Right before my first programming assignment at my University, we all had big expectations regarding the language we had to work with. Back then Visual Basic, C++ and Delphi were the big guys, but I as much as my colleagues agreed, maybe that was a too much for starting. C seemed the most promising option, it was after all, the language of the hackers. All the real macho programmers could code any thing they dreamed in it.

You cannot imagine our surprise when we found out that our assignments were to be made in something called Ada. Greatly concerned about the quality of our education, we started our own research.

A language from 1983? Come on! It is older than C! It looked like some evil board of professors wanted to punish us with a Cobol or Fortran look alike. Sadly, even those languages were heard of, maybe as dinosaurs, but even so, much more than it. What was it good for anyway? That thing was born in the hands of the USA army, but they seemed to ditch its development. At first sight, not a single company cared about it.

Ever since all went just bad. Suddenly programming became harder. That stupid compiler could not stop complaining at every single line of code. The semester went through with a great deal of pain. After such experience, the question about which programming language was used in every other course had quite a deep meaning along it.

However I've always had this nasty habit of calling for trouble with the most challenging solutions. So I started picking up language and compiler oriented courses. I've been always convinced that understanding what is going on between the language and the machine can help me to become a far better programmer. That way you can quickly find the most efficient way to execute your code, the safest coding style, all your options... and quite specially, to understand those moments when you have a hard time trying to understand why your code is not doing what is supposed to do. You might very well call it: the Coding-X-Vision Superpower.

On the other hand, compilers are the most exciting tools to work on because you can put to work everything you know about computer science. You must have highly complex data handling, concurrent/distributed programming, come up with all kind of optimizations. The design and robustness must be perfect because compilers are supposed to live an eternity while having always room for improvement. No other thing will demand a better understanding of the operative system and the processor. If on top of that you love the job well enough to be turned on with some assembly lines of code. What else might you dream of?

Much to my surprise I noticed that some of the courses used Ada in their lab assignments. It caught my attention that some things could be only done in it, and even if something was done in another language, it had its origin in Ada.

Before Ada 2005 object oriented programming in Ada didn't look as elegant as what you can do with Java, but even so, Ada was the first standardized language to support it. If you use exceptions, you should say thanks to Ada. What if you want to use threads or develop a distributed application? Hats down for Ada again. Not that the beloved C/C++ cannot do it, they have libraries for that, it is just that Ada defines that in its own standard, plus, they had it even before C. Standards translate into extreme portability which software that behaves exactly the same everywhere.
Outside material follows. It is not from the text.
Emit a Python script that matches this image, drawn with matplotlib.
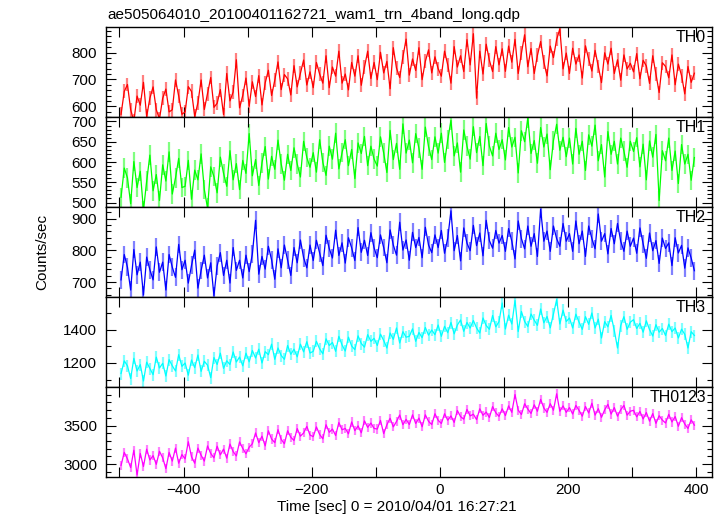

One of Ada big points is that all its features are exquisitely defined and well documented. No place for surprises! No Sir!.

The story went on from distributed computing to language and compiler design. I started to learn about those ambiguous legal constructions in the main languages and the gaps in their definitions. Something compiled with no problems but then something failed. If by then you tried looking in the standard you might find the expression behaviour undefined. Well, that is a very bad word you will not find in Ada!

When I had to choose a project to finish my career, I went for Ada, and although that made my life more difficult than necessary, I definitely developed a great admiration for the language. Maybe it took me way longer than any other project, but I had the chance to work with two great engineers: José Fortes, highly skilled in compilers and Javier Miranda, a tireless GNAT hacker.

My experience with my professors and Ada has changed the way I think about programming, refined my tastes and influenced my career life before it really started. Although I hope this article raises your interest for the language, I will not try to convince you to use it. Sadly it is a greatly misunderstood language and you will not find many opportunities to work with it (neither do I). I just wish that more people could value Ada for what it is, and how it has affected so many other languages that despite being more famous, still cannot beat it.